_WRITTEN INSTRUCTION_. Write out the listing, please, but only from its first line through the line containing "W, H = 1131, 641", exactly as given and without pictures.
<<<<
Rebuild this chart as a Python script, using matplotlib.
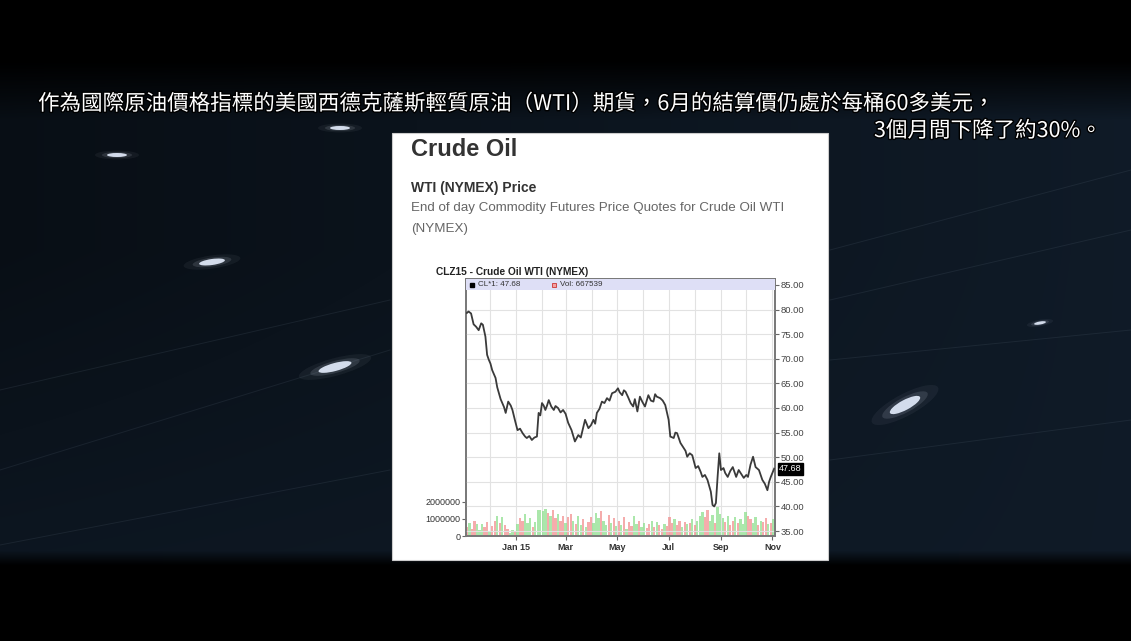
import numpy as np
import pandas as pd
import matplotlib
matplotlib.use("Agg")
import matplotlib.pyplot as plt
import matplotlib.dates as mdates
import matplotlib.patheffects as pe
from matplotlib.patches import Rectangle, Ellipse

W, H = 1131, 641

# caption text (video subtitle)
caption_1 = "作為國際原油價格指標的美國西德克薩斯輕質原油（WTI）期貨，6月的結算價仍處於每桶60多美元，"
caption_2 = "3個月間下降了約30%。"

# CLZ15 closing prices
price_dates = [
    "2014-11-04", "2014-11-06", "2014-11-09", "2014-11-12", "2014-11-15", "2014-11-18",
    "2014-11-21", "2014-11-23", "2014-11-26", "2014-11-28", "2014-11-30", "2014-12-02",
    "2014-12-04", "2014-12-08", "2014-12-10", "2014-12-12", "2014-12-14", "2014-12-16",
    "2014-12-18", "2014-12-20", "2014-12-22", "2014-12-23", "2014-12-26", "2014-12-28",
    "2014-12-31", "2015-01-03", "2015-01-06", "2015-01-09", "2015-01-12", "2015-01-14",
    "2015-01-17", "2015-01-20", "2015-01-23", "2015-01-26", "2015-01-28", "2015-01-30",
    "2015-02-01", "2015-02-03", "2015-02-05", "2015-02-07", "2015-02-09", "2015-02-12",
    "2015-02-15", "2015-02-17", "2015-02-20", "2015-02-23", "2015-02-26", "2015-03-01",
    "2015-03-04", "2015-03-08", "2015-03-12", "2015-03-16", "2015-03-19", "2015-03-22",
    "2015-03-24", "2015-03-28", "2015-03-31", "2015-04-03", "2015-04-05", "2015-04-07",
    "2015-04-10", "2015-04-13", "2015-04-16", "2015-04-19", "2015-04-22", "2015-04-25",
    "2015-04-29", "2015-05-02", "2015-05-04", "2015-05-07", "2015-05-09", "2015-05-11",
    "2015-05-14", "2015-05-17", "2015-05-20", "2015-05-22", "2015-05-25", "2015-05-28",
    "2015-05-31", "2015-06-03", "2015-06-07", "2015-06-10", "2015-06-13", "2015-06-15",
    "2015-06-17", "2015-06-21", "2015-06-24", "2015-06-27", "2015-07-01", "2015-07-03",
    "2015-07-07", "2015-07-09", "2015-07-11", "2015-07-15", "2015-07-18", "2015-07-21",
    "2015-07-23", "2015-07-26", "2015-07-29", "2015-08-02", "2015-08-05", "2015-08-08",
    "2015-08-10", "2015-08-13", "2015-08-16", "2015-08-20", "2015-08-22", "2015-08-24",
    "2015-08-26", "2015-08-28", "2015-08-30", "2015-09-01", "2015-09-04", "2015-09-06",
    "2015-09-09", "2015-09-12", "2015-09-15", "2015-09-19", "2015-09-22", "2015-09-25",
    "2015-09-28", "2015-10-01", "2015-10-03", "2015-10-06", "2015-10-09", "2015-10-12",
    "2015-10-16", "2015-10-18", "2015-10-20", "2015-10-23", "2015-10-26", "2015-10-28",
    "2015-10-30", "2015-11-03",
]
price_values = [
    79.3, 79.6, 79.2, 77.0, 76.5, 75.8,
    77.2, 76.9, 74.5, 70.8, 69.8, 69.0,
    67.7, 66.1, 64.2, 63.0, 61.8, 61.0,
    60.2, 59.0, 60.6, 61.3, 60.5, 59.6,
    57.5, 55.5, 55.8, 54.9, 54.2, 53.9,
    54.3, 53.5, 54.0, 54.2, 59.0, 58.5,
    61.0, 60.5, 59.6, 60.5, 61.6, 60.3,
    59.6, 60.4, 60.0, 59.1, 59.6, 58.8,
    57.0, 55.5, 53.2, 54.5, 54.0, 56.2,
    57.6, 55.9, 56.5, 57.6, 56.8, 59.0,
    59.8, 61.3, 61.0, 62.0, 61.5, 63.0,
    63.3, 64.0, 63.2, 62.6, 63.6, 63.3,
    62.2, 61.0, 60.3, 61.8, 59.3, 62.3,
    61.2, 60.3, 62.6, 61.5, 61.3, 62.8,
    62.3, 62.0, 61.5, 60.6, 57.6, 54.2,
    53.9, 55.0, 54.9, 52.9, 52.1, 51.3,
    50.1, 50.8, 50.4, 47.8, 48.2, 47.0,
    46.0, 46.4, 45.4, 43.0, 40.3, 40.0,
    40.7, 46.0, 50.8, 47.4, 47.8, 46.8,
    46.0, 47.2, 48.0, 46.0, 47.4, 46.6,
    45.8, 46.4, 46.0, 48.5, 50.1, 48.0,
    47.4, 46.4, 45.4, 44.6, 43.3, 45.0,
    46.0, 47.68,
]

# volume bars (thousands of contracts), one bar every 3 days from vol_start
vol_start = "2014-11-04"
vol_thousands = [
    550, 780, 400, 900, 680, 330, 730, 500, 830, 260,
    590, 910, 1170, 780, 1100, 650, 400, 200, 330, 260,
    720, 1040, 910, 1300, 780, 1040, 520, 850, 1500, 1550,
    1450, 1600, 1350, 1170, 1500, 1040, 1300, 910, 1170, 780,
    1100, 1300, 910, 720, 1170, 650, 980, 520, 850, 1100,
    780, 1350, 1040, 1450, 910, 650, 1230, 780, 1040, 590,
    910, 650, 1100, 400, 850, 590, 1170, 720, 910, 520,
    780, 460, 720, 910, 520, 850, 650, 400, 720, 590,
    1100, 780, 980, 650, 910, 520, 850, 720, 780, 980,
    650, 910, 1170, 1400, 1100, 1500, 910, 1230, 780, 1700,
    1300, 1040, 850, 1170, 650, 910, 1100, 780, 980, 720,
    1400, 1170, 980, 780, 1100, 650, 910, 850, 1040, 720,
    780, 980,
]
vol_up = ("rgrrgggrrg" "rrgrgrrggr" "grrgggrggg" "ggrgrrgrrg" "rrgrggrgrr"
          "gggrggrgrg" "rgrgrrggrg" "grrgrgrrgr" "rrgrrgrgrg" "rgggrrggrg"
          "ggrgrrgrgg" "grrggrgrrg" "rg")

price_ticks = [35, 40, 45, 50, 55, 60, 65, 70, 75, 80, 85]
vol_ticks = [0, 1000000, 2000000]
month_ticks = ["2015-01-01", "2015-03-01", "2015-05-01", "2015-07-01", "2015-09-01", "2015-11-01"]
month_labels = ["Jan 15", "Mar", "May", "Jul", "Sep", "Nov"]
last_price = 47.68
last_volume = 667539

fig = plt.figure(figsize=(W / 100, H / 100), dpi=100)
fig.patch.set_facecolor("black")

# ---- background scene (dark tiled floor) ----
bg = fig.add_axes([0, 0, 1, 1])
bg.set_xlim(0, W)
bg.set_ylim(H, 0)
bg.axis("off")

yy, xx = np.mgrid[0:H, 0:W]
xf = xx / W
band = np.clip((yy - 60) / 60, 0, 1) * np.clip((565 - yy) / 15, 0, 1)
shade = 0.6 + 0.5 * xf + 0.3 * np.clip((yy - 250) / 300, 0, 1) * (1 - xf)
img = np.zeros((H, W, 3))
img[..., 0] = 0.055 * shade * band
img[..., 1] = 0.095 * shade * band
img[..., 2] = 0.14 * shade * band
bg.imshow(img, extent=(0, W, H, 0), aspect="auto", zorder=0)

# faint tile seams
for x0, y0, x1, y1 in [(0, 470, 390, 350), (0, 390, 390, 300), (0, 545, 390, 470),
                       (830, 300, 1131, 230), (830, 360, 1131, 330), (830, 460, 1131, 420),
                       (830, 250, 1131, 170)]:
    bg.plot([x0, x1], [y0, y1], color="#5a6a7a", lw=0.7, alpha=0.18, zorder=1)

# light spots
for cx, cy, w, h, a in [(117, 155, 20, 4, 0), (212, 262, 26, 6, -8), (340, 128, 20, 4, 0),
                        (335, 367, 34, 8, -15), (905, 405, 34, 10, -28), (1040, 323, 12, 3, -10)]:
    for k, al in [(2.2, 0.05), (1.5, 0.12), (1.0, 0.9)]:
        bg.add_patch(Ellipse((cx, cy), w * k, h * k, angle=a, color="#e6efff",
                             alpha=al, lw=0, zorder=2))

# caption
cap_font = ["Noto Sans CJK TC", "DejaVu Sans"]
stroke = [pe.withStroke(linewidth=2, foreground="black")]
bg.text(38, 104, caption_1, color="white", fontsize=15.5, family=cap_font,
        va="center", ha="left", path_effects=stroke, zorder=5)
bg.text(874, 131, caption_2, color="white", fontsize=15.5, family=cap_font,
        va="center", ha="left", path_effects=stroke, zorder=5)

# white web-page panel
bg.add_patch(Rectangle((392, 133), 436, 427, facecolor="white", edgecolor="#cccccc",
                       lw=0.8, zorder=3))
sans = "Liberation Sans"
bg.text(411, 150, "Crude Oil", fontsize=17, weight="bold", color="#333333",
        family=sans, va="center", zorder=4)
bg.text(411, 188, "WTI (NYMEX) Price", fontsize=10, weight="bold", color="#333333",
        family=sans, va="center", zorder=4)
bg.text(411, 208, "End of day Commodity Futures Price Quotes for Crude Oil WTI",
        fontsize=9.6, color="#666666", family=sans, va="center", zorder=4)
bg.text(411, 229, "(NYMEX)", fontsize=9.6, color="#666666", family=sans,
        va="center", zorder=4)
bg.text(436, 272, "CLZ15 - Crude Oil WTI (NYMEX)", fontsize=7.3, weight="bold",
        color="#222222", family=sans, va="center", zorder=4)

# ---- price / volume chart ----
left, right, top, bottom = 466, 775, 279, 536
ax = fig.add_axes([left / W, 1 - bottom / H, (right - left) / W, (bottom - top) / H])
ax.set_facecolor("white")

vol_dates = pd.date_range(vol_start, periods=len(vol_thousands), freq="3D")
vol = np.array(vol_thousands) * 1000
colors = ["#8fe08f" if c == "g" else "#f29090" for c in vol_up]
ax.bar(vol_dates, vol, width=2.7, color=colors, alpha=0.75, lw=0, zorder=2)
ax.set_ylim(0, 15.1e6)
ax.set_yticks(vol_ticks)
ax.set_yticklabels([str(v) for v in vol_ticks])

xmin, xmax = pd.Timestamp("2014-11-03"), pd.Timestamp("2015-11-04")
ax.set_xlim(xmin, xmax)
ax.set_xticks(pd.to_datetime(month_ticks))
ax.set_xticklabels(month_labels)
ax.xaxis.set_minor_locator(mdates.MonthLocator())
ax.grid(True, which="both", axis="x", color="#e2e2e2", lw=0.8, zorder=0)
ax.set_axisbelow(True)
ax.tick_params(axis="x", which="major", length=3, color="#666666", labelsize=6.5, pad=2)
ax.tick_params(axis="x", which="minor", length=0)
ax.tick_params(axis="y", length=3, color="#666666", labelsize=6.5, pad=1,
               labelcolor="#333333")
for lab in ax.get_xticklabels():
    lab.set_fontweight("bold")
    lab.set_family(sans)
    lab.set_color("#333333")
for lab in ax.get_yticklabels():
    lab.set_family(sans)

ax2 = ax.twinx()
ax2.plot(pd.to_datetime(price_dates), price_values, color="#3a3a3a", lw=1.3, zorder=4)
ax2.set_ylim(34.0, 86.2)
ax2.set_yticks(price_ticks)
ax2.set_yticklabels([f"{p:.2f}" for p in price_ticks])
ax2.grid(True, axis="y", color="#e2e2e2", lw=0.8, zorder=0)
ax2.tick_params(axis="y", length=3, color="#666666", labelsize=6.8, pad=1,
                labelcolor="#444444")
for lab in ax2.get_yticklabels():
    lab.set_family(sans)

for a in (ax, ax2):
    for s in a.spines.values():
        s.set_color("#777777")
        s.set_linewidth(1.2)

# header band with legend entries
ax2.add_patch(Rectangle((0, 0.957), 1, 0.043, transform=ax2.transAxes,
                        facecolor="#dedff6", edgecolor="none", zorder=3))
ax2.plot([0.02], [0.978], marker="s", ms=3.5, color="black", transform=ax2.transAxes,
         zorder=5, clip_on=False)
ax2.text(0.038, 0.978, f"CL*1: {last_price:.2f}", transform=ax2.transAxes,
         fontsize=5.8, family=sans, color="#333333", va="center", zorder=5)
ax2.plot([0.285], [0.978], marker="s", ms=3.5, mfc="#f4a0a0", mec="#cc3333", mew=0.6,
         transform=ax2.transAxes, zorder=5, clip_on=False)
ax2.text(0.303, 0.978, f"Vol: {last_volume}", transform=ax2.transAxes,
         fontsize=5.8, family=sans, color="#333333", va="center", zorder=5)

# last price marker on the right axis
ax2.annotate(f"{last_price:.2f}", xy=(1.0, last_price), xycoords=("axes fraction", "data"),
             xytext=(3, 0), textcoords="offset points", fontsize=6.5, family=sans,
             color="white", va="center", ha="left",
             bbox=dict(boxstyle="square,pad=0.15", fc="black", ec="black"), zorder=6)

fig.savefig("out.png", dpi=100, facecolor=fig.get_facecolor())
>>>>
_FINAL ANSWER_.
Rebuild this chart as a Python script, using matplotlib.
import numpy as np
import pandas as pd
import matplotlib
matplotlib.use("Agg")
import matplotlib.pyplot as plt
import matplotlib.dates as mdates
import matplotlib.patheffects as pe
from matplotlib.patches import Rectangle, Ellipse

W, H = 1131, 641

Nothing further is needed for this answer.